Sous le thème « Unir l’Afrique », une bonne partie des discussions organisées pendant la conférence ont porté sur les possibilités qui existent de surmonter les obstacles et d’améliorer la coopération afin d’aider les pays africains à réaliser les Objectifs de développement durable (ODD) des Nations Unies. Le nombre de jeunes devrait doubler en Afrique d’ici à 2050 pour atteindre près d’un milliard d’individus, contrairement au reste du monde qui est confronté à un déclin. Un des principaux enjeux politiques consiste donc à trouver le moyen de renforcer les compétences de ces jeunes à moindre coût, afin de leur permettre d’accéder aux emplois de la quatrième révolution industrielle. Cette évolution est indispensable si l’Union africaine veut parvenir à concrétiser sa vision d’un « continent transformé », telle qu’elle figure dans l’Agenda 2063. Les thèmes de la conférence ont notamment porté sur le rôle que l’éducation numérique peut jouer dans la résolution des problèmes de développement spécifiques à l’Afrique, afin d’accélérer la croissance et de réduire la pauvreté. De nombreux pays africains ne disposent toujours pas des compétences de base nécessaires pour permettre l’accès à des emplois dans les secteurs modernes de l’industrie et des services, alors qu’ils font déjà l’objet d’investissements massifs dans l’extraction de ressources, le développement des infrastructures et d’autres activités lucratives. Parallèlement aux systèmes éducatifs nationaux qui sont bien placés pour améliorer la qualité de l’instruction par le biais de l’accès numérique, les entrepreneurs numériques de demain pourraient se nourrir des nombreux excellents produits d’apprentissage en ligne disponibles en accès ouvert ou sur des plates-formes virtuelles telles que Edx, Coursera, FutureLearn ou Open Learning Campus de la Banque Mondiale avec l’agrément d’universités parmi les plus réputées au monde.

Point positif, l’Internet mobile devrait être disponible dans pratiquement toutes les régions du continent d’ici à quelques années. L’institut McKinsey Global Institute prévoit que la pénétration d’Internet aura atteint 50 % (600 millions d’utilisateurs) d’ici à 2025 et que le nombre de smartphones aura été multiplié par six.

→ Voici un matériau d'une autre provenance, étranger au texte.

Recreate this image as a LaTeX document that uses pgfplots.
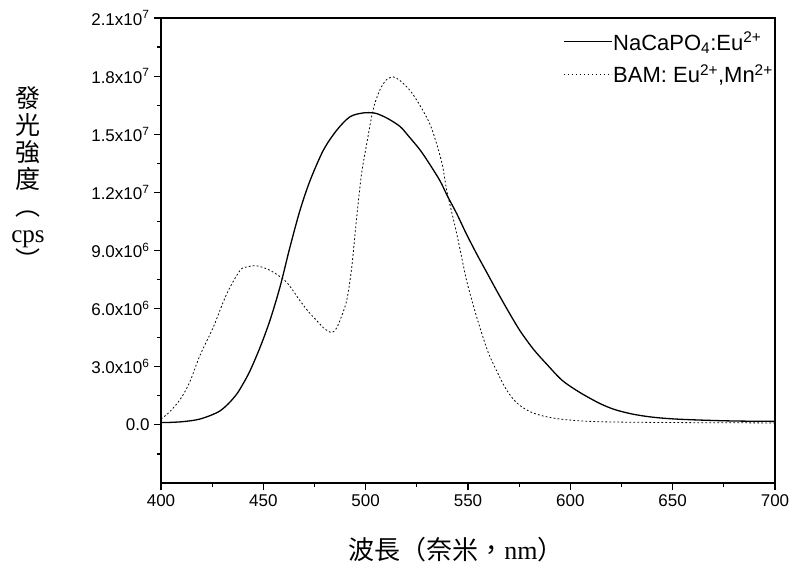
\documentclass[border=0pt]{standalone}
\usepackage{pgfplots}
\pgfplotsset{compat=1.18}
\usepackage{fontspec}
\setmainfont{Liberation Sans}
\newfontfamily\serif{Liberation Serif}
\newfontfamily\cjk{Noto Sans CJK TC}
\begin{document}
\begin{tikzpicture}
\useasboundingbox (-161pt,-90pt) rectangle (630pt,483pt);
\begin{axis}[
  at={(0pt,0pt)}, anchor=south west,
  scale only axis, width=614pt, height=465pt,
  xmin=400, xmax=700, ymin=-3, ymax=21,
  axis line style={line width=1.4pt},
  tick pos=left, tick align=outside,
  major tick length=7pt, minor tick length=4pt,
  every tick/.style={line width=1.2pt, black},
  xtick={400,450,...,700},
  xticklabels={400,450,500,550,600,650,700},
  minor xtick={425,475,...,675},
  ytick={0,3,...,21},
  yticklabels={0.0,3.0x10\textsuperscript{6},6.0x10\textsuperscript{6},9.0x10\textsuperscript{6},1.2x10\textsuperscript{7},1.5x10\textsuperscript{7},1.8x10\textsuperscript{7},2.1x10\textsuperscript{7}},
  minor ytick={-1.5,1.5,4.5,...,19.5},
  tick label style={font=\fontsize{17}{20}\selectfont},
  xticklabel style={yshift=-1pt},
  yticklabel style={xshift=-1pt},
  xlabel={\cjk 波長（奈米，{\serif nm}）},
  xlabel style={at={(rel axis cs:0.4805,-0.144)}, anchor=center, font=\fontsize{26}{30}\selectfont},
  ylabel={\cjk 發\\\cjk 光\\\cjk 強\\\cjk 度\\\cjk ︵\\{\serif cps}\\\cjk ︶},
  ylabel style={at={(rel axis cs:-0.2166,0.655)}, anchor=center, rotate=-90, align=center, font=\fontsize{25}{27}\selectfont},
  legend style={draw=none, fill=none, at={(rel axis cs:1.0,0.975)}, anchor=north east,
    font=\fontsize{22}{26}\selectfont, row sep=11pt, inner sep=1pt,
    nodes={inner sep=1pt}},
  legend cell align=left,
  legend image code/.code={\draw[#1] (0pt,0pt) -- (48pt,0pt);},
]
\addplot[black, line width=1.3pt, smooth] coordinates {
(400,0.12)(405,0.13)(410,0.16)(415,0.22)(419,0.3)(424,0.48)(428.8,0.72)(433,1.1)
(437,1.59)(440,2.1)(443.5,2.79)(448.4,4.0)(453.2,5.38)(458.1,7.1)(463,9.17)
(467.9,11.07)(472.8,12.6)(479.3,14.17)(485.8,15.2)(492.3,15.9)(498.8,16.1)(504,16.1)
(507,16.0)(511,15.8)(516.8,15.4)(521,14.9)(526.5,14.2)(531,13.5)(536.3,12.6)(540,11.8)
(544.5,10.9)(549,9.9)(554.2,8.83)(559,7.9)(564,6.93)(569.5,5.9)(575.4,4.86)(582,3.9)
(588.4,3.14)(596,2.3)(604.7,1.67)(614.5,1.1)(622,0.78)(630.7,0.55)(640,0.4)(650,0.31)
(663,0.25)(680,0.2)(700,0.18)
};
\addlegendentry{NaCaPO\textsubscript{4}:Eu\textsuperscript{2+}}
\addplot[black, line width=0.8pt, dash pattern=on 1.8pt off 2.2pt, smooth] coordinates {
(400,0.3)(404,0.65)(409.3,1.3)(414,2.2)(419.1,3.6)(425.5,5.03)(432.1,6.76)(438.6,7.97)
(442,8.15)(445.9,8.22)(450,8.12)(454.9,7.88)(461.4,7.36)(467.9,6.41)(472,5.85)
(476.1,5.38)(480,4.95)(483.4,4.77)(485.5,4.95)(487.4,5.38)(490.7,6.41)(493.2,8.14)
(495.6,10.7)(498,12.97)(500.5,14.5)(502.9,15.9)(504.5,16.6)(507,17.3)(510,17.8)
(513.5,17.96)(517,17.75)(521.6,17.27)(525,16.75)(528.1,16.2)(531.5,15.5)(534.7,14.5)
(537.5,13.4)(539.6,12.1)(542,11.0)(544.5,9.86)(547,8.6)(549.3,7.45)(552.5,6.2)
(555.8,5.03)(560,3.7)(564,2.79)(568,1.95)(572.1,1.33)(576,0.95)(581,0.65)(587,0.45)
(595,0.3)(606,0.2)(620,0.15)(650,0.12)(700,0.1)
};
\addlegendentry{BAM: Eu\textsuperscript{2+},Mn\textsuperscript{2+}}
\end{axis}
\end{tikzpicture}
\end{document}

Cette évolution permettra alors à tous les Africains d’accéder à une éducation et à des formations de qualité. La conférence était donc le lieu idéal pour prendre le pouls de la situation actuelle et voir le rôle que les TIC et l’éducation peuvent jouer pour rendre l’Afrique de demain véritablement inclusive, afin que chaque citoyen ait un rôle à jouer dans l’avenir du continent le plus prometteur de la planète.

Margot Brown, directrice de la gestion des connaissances à la Banque Mondiale, a évoqué plusieurs grandes initiatives entreprises et appuyées par le GBM dans le domaine de la connaissance et de l’apprentissage en Afrique. J’ai également parlé de notre expérience dans la création de MOOC (cours en ligne ouverts et massifs) qui ont attiré un nombre considérable de jeunes Africains désireux de trouver leur place sur le marché du travail. Le feed-back que nous avons reçu montre que les participants sont très intéressés et prêts à collaborer avec le Groupe de la Banque Mondiale pour promouvoir l’eLearning comme un moyen essentiel d’« Unir l’Afrique ».

En ce qui me concerne, depuis la première édition de la conférence eLearning Africa, je constate que la diffusion de nouvelles formes d’apprentissage assisté par les technologies, associée à des pédagogies innovantes, fait une réelle différence dans la vie de nombreux Africains ordinaires. Dans le secteur agricole, par exemple, où les femmes forment plus de 70 % de la main-d’œuvre, les téléphones portables ont largement contribué à la diffusion de formations et d’informations sur l’amélioration de la gestion des cultures et de l’élevage, entraînant une hausse significative des rendements dans de nombreuses régions du continent. D’autres formes de communication plus traditionnelles, comme la radio, ont également eu beaucoup de succès. Farm Radio International travaille, par exemple, en collaboration avec 650 partenaires de radio dans 40 pays d’Afrique subsaharienne pour proposer des émissions de qualité écoutées par des millions de petits agriculteurs africains, qui utilisent les connaissances acquises pour améliorer leurs pratiques agricoles. Nouvellement lancé, le programme « Her Farm Radio » apporte son soutien aux émissions de radio locales et cible les femmes en leur apportant l’aide dont elles ont besoin pour améliorer la productivité de leur exploitation et donc leurs revenus.

 

Nelson Mandela a dit un jour que l’éducation est « la clé de tout ». Non seulement les participants à la conférence sont entièrement d’accord avec Madiba, mais ils s’efforcent également de trouver les moyens, grâce à l’apprentissage numérique, d’accélérer les efforts mis en œuvre par l’Afrique pour éradiquer la pauvreté et partager la prospérité.